HART communications: current capability and future options

02 March 2015
Volume 7 · Issue 3

Abstract

James Price, chair of the Hazardous Area Response Team (HART) National Operations Group and HART manager for West Midlands Ambulance Service NHS Foundation Trust, explains the communications systems the teams employ.

The Hazardous Area Response Team (HART) programme was rolled out across all NHS Ambulance Trusts in England between 2008 and 2012. The roll-out coincided with the ambulance service's change to a new way of communicating with crews and control rooms using Airwave. It also saw the widespread introduction of satellite communications by the emergency services. HART has been at the forefront of this digital revolution.

HART operates in four key areas: as an Incident Response Unit (IRU), Urban Search and Rescue (USAR), Inland Water Operations (IWO) and Tactical Medical Operations (TMO). The first, IRU, includes incidents involving Chemical, Biological, Radiological or Nuclear (CBRN) materials, and requires the team to wear a variety of respiratory personal protective equipment (PPE), including breathing apparatus and respirators. USAR involves incidents at height or within collapsed structures. IWO requires the team to operate in areas of flooding or to rescue patients in fast flowing water such as rivers. The final area is TMO, which involves providing medical support to police operations that may include firearms.

To enable the team to operate they are issued with a wide range of vehicles. The Forward Command Vehicle (FCV) is state of the art with equipment supplied by Excelerate Technology. It has satellite connectivity and generates its own Wi-Fi and Global System for Mobile Communications (GSM) networks locally. This allows Wi-Fi enabled devices such as laptops and smart phones to connect to the internet, but with its own GSM network as well, the vehicle can facilitate staff and other agencies to make mobile phone calls via its in-built telephone exchange. The vehicle also has a day/night/thermal camera system that can zoom in up to half a mile away. When HART staff enter the Inner Cordon they have body-worn cameras from which the video is then beamed back to the FCV; from there it can be sent anywhere in the world. The vehicle also utilises various software platforms to provide information and identification of CBRN or hazardous substances.

‘The four key areas for HART present different challenges and requirements with regards to information technology’
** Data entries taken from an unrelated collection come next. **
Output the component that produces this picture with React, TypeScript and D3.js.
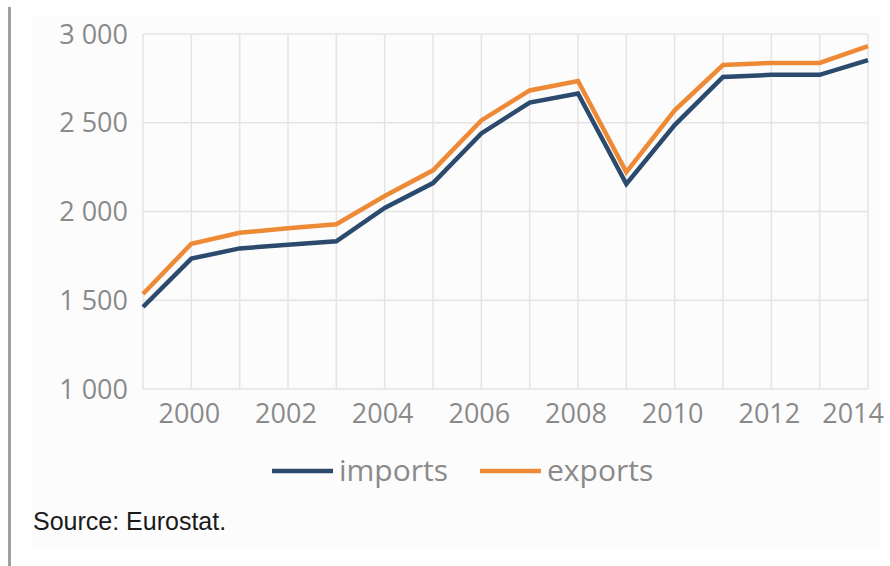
import React from "react";
import * as d3 from "d3";

const years = [1999, 2000, 2001, 2002, 2003, 2004, 2005, 2006, 2007, 2008, 2009, 2010, 2011, 2012, 2013, 2014];
const imports = [1462, 1735, 1792, 1813, 1832, 2020, 2160, 2440, 2614, 2665, 2155, 2487, 2758, 2770, 2770, 2853];
const exports = [1535, 1818, 1880, 1905, 1928, 2087, 2232, 2513, 2682, 2735, 2222, 2570, 2825, 2837, 2837, 2932];
const yTicks = [1000, 1500, 2000, 2500, 3000];
const yTickLabels = ["1 000", "1 500", "2 000", "2 500", "3 000"];
const xTickYears = [2000, 2002, 2004, 2006, 2008, 2010, 2012, 2014];
const seriesNames = ["imports", "exports"];
const colors = ["#2b4a6d", "#ee8a36"];
const sourceText = "Source: Eurostat.";

export default function App() {
  const W = 890, H = 566;
  const x = d3.scaleLinear().domain([1999, 2014]).range([143, 868]);
  const y = d3.scaleLinear().domain([1000, 3000]).range([389, 34]);
  const line = d3.line<number>().x((_, i) => x(years[i])).y((d) => y(d));
  const series = [imports, exports];
  const font = "'Open Sans', sans-serif";
  const legendX = [272, 480];
  return (
    <svg width={W} height={H} style={{ position: "absolute", left: 0, top: 0 }}>
      <rect x={0} y={0} width={W} height={H} fill="#ffffff" />
      <rect x={32} y={15} width={848} height={534} fill="#fcfcfc" />
      <rect x={8} y={7} width={3} height={H - 7} fill="#a0a0a0" />
      {yTicks.map((t) => (
        <line key={"h" + t} x1={x(1999)} x2={x(2014)} y1={y(t)} y2={y(t)} stroke="#e4e4e4" strokeWidth={1.5} />
      ))}
      {years.map((yr) => (
        <line key={"v" + yr} x1={x(yr)} x2={x(yr)} y1={y(3000)} y2={y(1000)} stroke="#e4e4e4" strokeWidth={1.5} />
      ))}
      {yTicks.map((t, i) => (
        <text key={"yl" + t} x={128} y={y(t)} dy="0.36em" textAnchor="end" fontFamily={font} fontSize={27} fill="#8a8a8a">
          {yTickLabels[i]}
        </text>
      ))}
      {xTickYears.map((yr, i) => {
        const last = i === xTickYears.length - 1;
        return (
          <text key={"xl" + yr} x={last ? 884 : x(yr) - 2} y={423} textAnchor={last ? "end" : "middle"} fontFamily={font} fontSize={27} fill="#8a8a8a">
            {yr}
          </text>
        );
      })}
      {series.map((s, i) => (
        <path key={seriesNames[i]} d={line(s) || ""} fill="none" stroke={colors[i]} strokeWidth={4.5} strokeLinejoin="miter" />
      ))}
      {seriesNames.map((n, i) => (
        <g key={"lg" + n}>
          <line x1={legendX[i]} x2={legendX[i] + 61} y1={471} y2={471} stroke={colors[i]} strokeWidth={4.5} />
          <text x={legendX[i] + 67} y={481} fontFamily={font} fontSize={30} fill="#8a8a8a">
            {n}
          </text>
        </g>
      ))}
      <text x={33} y={530} fontFamily="'Liberation Sans', 'Open Sans', sans-serif" fontSize={25} fill="#1a1a1a">
        {sourceText}
      </text>
    </svg>
  );
}
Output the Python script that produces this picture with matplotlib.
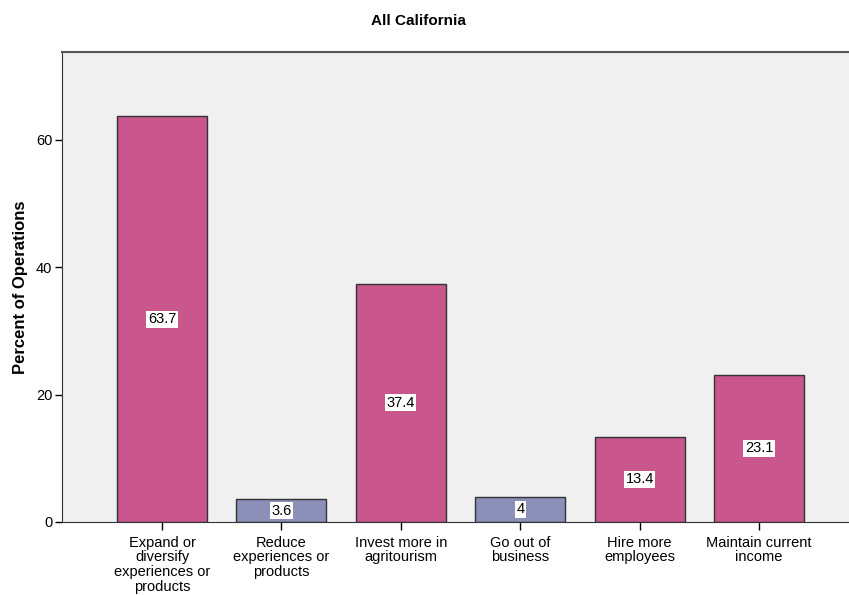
import matplotlib
matplotlib.use("Agg")
import matplotlib.pyplot as plt
import numpy as np

plt.rcParams["font.family"] = ["Liberation Sans", "DejaVu Sans"]

# data
cats = ["Expand or\ndiversify\nexperiences or\nproducts",
        "Reduce\nexperiences or\nproducts",
        "Invest more in\nagritourism",
        "Go out of\nbusiness",
        "Hire more\nemployees",
        "Maintain current\nincome"]
vals = [63.7, 3.6, 37.4, 4, 13.4, 23.1]
labels = ["63.7", "3.6", "37.4", "4", "13.4", "23.1"]
growth = [True, False, True, False, True, True]

PINK = "#C9568C"; BLUE = "#8C8FB8"; BG = "#F0F0F0"

fig = plt.figure(figsize=(8.49, 5.95), dpi=100)
ax = fig.add_axes([0.073, 0.1227, 0.927, 0.79])
ax.set_facecolor(BG)
x = np.arange(len(cats))
cols = [PINK if g else BLUE for g in growth]
ax.bar(x, vals, 0.754, color=cols, edgecolor="#333333", linewidth=1.0, zorder=2)
for i, (v, t) in enumerate(zip(vals, labels)):
    ax.text(i, v / 2, t, ha="center", va="center", fontsize=10.5, zorder=3,
            bbox=dict(boxstyle="square,pad=0.1", fc="white", ec="none"))

ax.set_xlim(-0.838, 5.754)
ax.set_ylim(0, 73.8)
ax.set_yticks([0, 20, 40, 60])
ax.set_xticks(x)
ax.set_xticklabels(cats, fontsize=10.5, linespacing=1.05)
ax.tick_params(axis="y", labelsize=10.5, length=5, width=1, pad=2)
ax.tick_params(axis="x", length=6, width=1, pad=4)
ax.spines["right"].set_visible(False)
ax.spines["top"].set_color("#555555"); ax.spines["top"].set_linewidth(1.5)
ax.spines["left"].set_color("#333333")
ax.spines["bottom"].set_color("#333333")
ax.set_ylabel("Percent of Operations", fontsize=12, fontweight="bold", labelpad=6)
fig.text(0.4925, 0.965, "All California", ha="center", va="center",
         fontsize=11, fontweight="bold")

fig.savefig("out.png", dpi=100)
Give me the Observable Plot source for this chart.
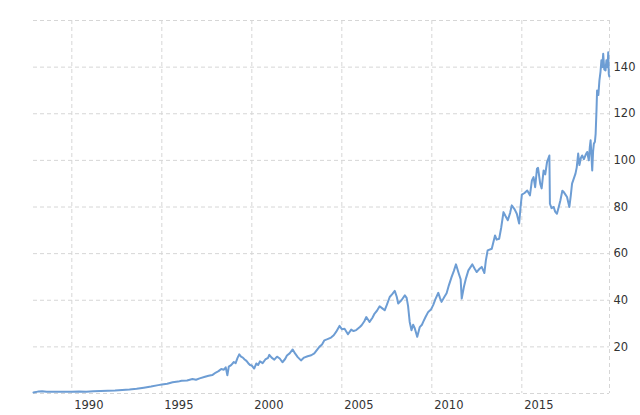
<!DOCTYPE html>
<html>
<head>
<meta charset="utf-8">
<script src="https://cdn.jsdelivr.net/npm/d3@7"></script>
<script src="https://cdn.jsdelivr.net/npm/@observablehq/plot@0.6"></script>
<style>
  html, body { margin: 0; padding: 0; background: #fff; }
  #chart { width: 640px; height: 415px; }
</style>
</head>
<body>
<div id="chart"></div>
<script>
// Decimal years and price values
const years = [
  1987.87,1988.0,1988.15,1988.35,1988.6,1988.9,1989.2,1989.6,1990.0,1990.4,1990.8,1991.2,1991.6,1992.0,1992.4,1992.8,
  1993.2,1993.6,1994.0,1994.4,1994.8,1995.0,1995.3,1995.6,1995.9,1996.1,1996.4,1996.7,1996.9,1997.1,1997.4,1997.6,1997.8,
  1998.0,1998.15,1998.3,1998.45,1998.55,1998.64,1998.72,1998.85,1999.0,1999.1,1999.2,1999.3,1999.4,1999.5,1999.6,1999.7,
  1999.8,1999.9,2000.0,2000.13,2000.25,2000.35,2000.45,2000.6,2000.75,2000.9,2000.97,2001.1,2001.25,2001.4,2001.55,2001.7,
  2001.85,2001.95,2002.1,2002.27,2002.4,2002.55,2002.73,2002.9,2003.1,2003.3,2003.47,2003.6,2003.75,2003.9,2004.03,2004.2,
  2004.4,2004.55,2004.68,2004.87,2005.0,2005.15,2005.34,2005.52,2005.65,2005.8,2006.0,2006.1,2006.25,2006.36,2006.54,2006.7,
  2006.82,2006.95,2007.1,2007.25,2007.38,2007.5,2007.66,2007.8,2007.94,2008.05,2008.13,2008.31,2008.5,2008.6,2008.68,2008.77,
  2008.87,2008.96,2009.05,2009.19,2009.33,2009.45,2009.52,2009.65,2009.8,2009.95,2010.08,2010.2,2010.36,2010.45,2010.54,2010.7,
  2010.82,2010.95,2011.1,2011.22,2011.34,2011.5,2011.6,2011.66,2011.78,2011.9,2012.03,2012.25,2012.38,2012.49,2012.65,2012.77,
  2012.92,2013.0,2013.1,2013.33,2013.51,2013.6,2013.74,2013.85,2013.98,2014.1,2014.22,2014.35,2014.44,2014.6,2014.72,2014.85,
  2014.93,2015.0,2015.15,2015.3,2015.45,2015.56,2015.65,2015.74,2015.84,2015.9,2016.02,2016.1,2016.21,2016.3,2016.4,2016.53,
  2016.56,2016.65,2016.77,2016.85,2016.95,2017.05,2017.14,2017.25,2017.33,2017.45,2017.51,2017.64,2017.72,2017.79,2017.9,2017.98,
  2018.05,2018.13,2018.2,2018.28,2018.35,2018.45,2018.55,2018.63,2018.72,2018.78,2018.82,2018.88,2018.91,2018.96,2019.0,2019.06,
  2019.1,2019.15,2019.18,2019.25,2019.31,2019.37,2019.42,2019.47,2019.52,2019.58,2019.65,2019.7,2019.76,2019.8,2019.83,2019.86
];
const prices = [
  0.4,0.6,0.9,1.0,0.8,0.8,0.7,0.8,0.8,0.9,0.8,1.0,1.1,1.2,1.3,1.5,
  1.7,2.0,2.5,3.0,3.6,3.9,4.2,4.8,5.1,5.5,5.6,6.2,5.9,6.5,7.2,7.6,7.9,
  9.0,9.6,10.5,10.2,11.2,7.8,11.5,12.2,13.5,13.0,15.2,16.8,15.8,15.4,14.6,14.0,
  13.0,12.2,12.0,10.7,12.9,12.2,13.8,13.0,14.6,15.3,16.6,15.4,14.5,15.8,15.0,13.4,
  14.8,16.3,17.2,18.9,17.2,15.6,14.2,15.4,16.0,16.4,17.2,18.5,20.0,21.0,22.8,23.3,
  24.0,25.0,26.4,29.0,27.6,27.8,25.4,27.4,26.8,27.2,28.5,29.3,31.0,32.8,30.7,32.5,
  34.3,35.5,37.4,36.5,35.7,38.0,41.4,42.6,44.0,41.5,38.6,40.0,42.1,41.0,37.5,30.7,
  27.1,29.5,28.0,24.3,28.5,29.5,30.7,32.8,35.0,36.0,38.0,40.5,43.2,41.0,39.3,41.5,
  43.0,46.5,50.0,52.5,55.4,51.4,49.0,40.7,45.7,49.5,52.8,55.4,53.5,52.1,53.5,54.3,
  51.7,57.0,61.4,62.1,67.8,66.0,66.4,71.0,77.8,76.0,74.3,77.5,80.7,79.0,77.1,72.9,
  80.0,85.3,86.0,87.1,85.0,91.4,92.8,88.5,96.4,96.8,90.0,88.0,95.7,94.0,99.3,102.1,
  81.4,79.5,80.0,78.0,77.1,80.0,82.8,87.0,86.4,85.0,84.3,80.0,85.0,90.0,92.5,94.3,
  97.0,102.9,98.0,101.0,102.1,100.5,102.5,103.6,100.0,106.0,108.6,100.0,95.7,104.0,107.1,108.0,
  111.4,122.0,130.0,128.0,134.3,138.0,142.9,140.0,145.7,139.0,138.6,143.0,140.0,146.4,137.0,136.0
];
const xTicks = [1990, 1995, 2000, 2005, 2010, 2015];
const yTicks = [20, 40, 60, 80, 100, 120, 140];
const yGrid = [0, 20, 40, 60, 80, 100, 120, 140, 160];
const xDomain = [1987.87, 2019.87];

const data = years.map((y, i) => ({year: y, price: prices[i]}));

const gridStyle = {stroke: "#d6d6d6", strokeOpacity: 1, strokeWidth: 1, strokeDasharray: "4,3"};

const chart = Plot.plot({
  width: 640,
  height: 415,
  marginLeft: 33,
  marginRight: 31,
  marginTop: 20,
  marginBottom: 22,
  style: {fontFamily: "'DejaVu Sans', Verdana, sans-serif", fontSize: "11.5px", color: "#333", background: "#fff"},
  x: {domain: xDomain, ticks: xTicks},
  y: {domain: [0, 160]},
  marks: [
    Plot.gridY(yGrid, gridStyle),
    Plot.gridX(xTicks, gridStyle),
    Plot.ruleX([xDomain[1]], gridStyle),
    Plot.axisY(yTicks, {anchor: "right", tickSize: 0, tickPadding: 4, label: null, textAnchor: "start", fill: "#333"}),
    Plot.axisX(xTicks, {anchor: "bottom", tickSize: 0, tickPadding: 7, label: null, tickFormat: d => String(d), dx: 17, fill: "#333"}),
    Plot.lineY(data, {x: "year", y: "price", stroke: "#6d9dd4", strokeWidth: 2, strokeLinejoin: "round"})
  ]
});
document.getElementById("chart").appendChild(chart);
</script>
</body>
</html>
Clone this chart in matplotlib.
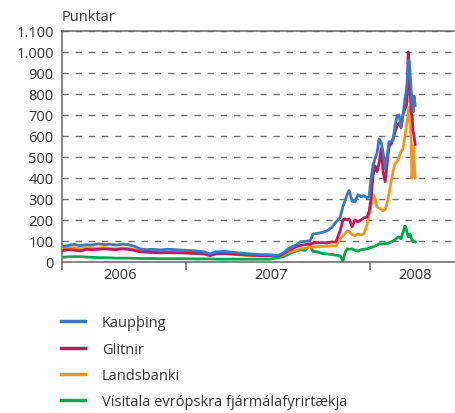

The four key areas for HART present different challenges and requirements with regards to information technology (IT). The programme and its Command Vehicle began life with only the IRU and USAR elements to consider. The TMO and IWO capabilities were added midway through the programme roll-out. This is due in part to HART being required to match the National Risk Register (Cabinet Office, 2013) and provide the NHS response to those incidents.

The last 18 months has seen a review of the HART programme as its current fleet of vehicles and associated IT is due to be replaced. While engagement with wider stakeholders and cross-Government departments confirms that HART is here to stay, how it is equipped and provisioned has been subject to an internal review through the programme's Vehicle and Equipment Group. This has taken into consideration the views of operational staff as well as over 25 000 calls that HART has now attended throughout the UK since its inception in 2008. The group has also considered the more varied work HART is involved in following the addition of the IWO and TMO capabilities.

IWO has proved to be a very busy area for HART and is represented on the National Risk Register (Cabinet Office, 2013). The incidents across the south of the country, and in particular the Somerset Levels, have seen widespread media coverage, but have also shown that the HART IT provision needs to change to replicate the work and the risks involved. We have learnt from experience that while designed as intended, the work HART now does some 7 years later has demonstrated the need for a more flexible and agile approach and is not based upon a single vehicle containing all of its technology. This new approach will better support operational staff as well as partner agencies. The broad requirements are out to tender and will hopefully include options such as portable satellite connectivity, which will see teams being able to access cut off communities using the IWO skill set, with a view to ensuring the elderly and vulnerable are supported as we establish a clinic and access patient records to arrange repeat prescriptions as an example.

HART has been at the forefront of the digital revolution

‘There are now more options, but more importantly, opportunities in which to improve our capability’

Technology has moved very quickly since HART began. There are now more options, but more importantly, opportunities in which to improve our capability. We have learnt that IT is part and parcel of the response as it both improves the safety of staff and through sharing with partner agencies allows a common operational picture to be obtained more quickly. It will also improve clinical outcomes, as HART will be able to more readily integrate clinicians through telemedicine to bring a doctor to the patient's side remotely to support the HART Paramedic.